I’m not quite sure when or how it happened - maybe somewhere along my first walking pilgrimage - the Camino de Santiago (Spain). I realised that the only consistent reality is the one I carry with me second by second. It is not a static reality, but is in a constant state of flux, like a balloon dancing in the freedom of flight.

Since settling here in Spain, I have been much more accepting of myself, more forgiving and lenient. I don’t beat myself up for imagined transgressions or ‘failures’. I accept that everything I experience now is totally on purpose and of my own creation. I love the freedom this now brings to my days.

It is a different pace, a different focus. I now have none of my previous ‘status symbols’ (car, home, nice clothes) but my internal status is definitely more real. I simply do not care what people may be thinking or saying about me.

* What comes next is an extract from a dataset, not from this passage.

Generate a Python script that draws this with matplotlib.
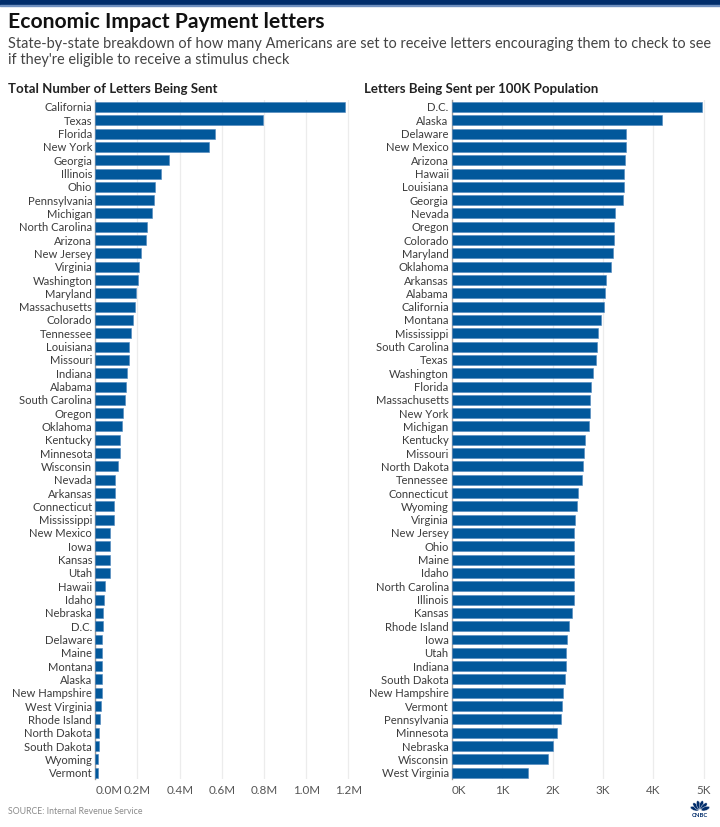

You might be wondering (or not) why I have chosen to reveal this now. Remember a few weeks ago - I was struggling to find an Osteopath and my neck was delivering some very strong pain messages? Well, I finally found one - referred by a friend.

After waiting 2 weeks for the appointment, I duly showed up at the little clinic 25 minutes away by bike. In preparation for the treatment, I had decided to begin my yoga practice again. For the last two weeks I have risen at 7.00 am to complete a 30 minute shoulder and neck sequence.

My new Osteopath, Angel, spoke some English and went through the mandatory health questions. As the treatment began, I looked forward to some cranio-sacral manipulation to ease the pain.
To my surprise, there was no traditional osteopathic manipulation. His technique was more akin to Reiki with long silent periods when he held his hands gently over various organs and muscles.

At one point he pressed firmly around my diaphragm for up to five minutes. His instructions were to relax, breathe and close my eyes. As usual I resisted until the energy took me to a deeper place and I finally let go. His diagnosis was that my diaphragm is incredibly tight, it is affecting my spine and therefore neck. I have been forgetting to breathe!

Think about it - the very action that keeps you alive and I have been progressively losing the gift of long deep breaths. I know this started almost a year ago as this is when the neck issue began. It is also when I reduced my yoga practice. I understand now.

Everything I need, I have with me, inside me (whether physical or spiritual) and as soon as I don’t take care of it, my body will talk to me.
So now I am practicing yoga daily again (still mat-less) and learning to breathe deep all over again. Is it no accident that my new osteopath is called Angel ?

He is Angel, my angel and I thank him for reminding me to breathe deeply again.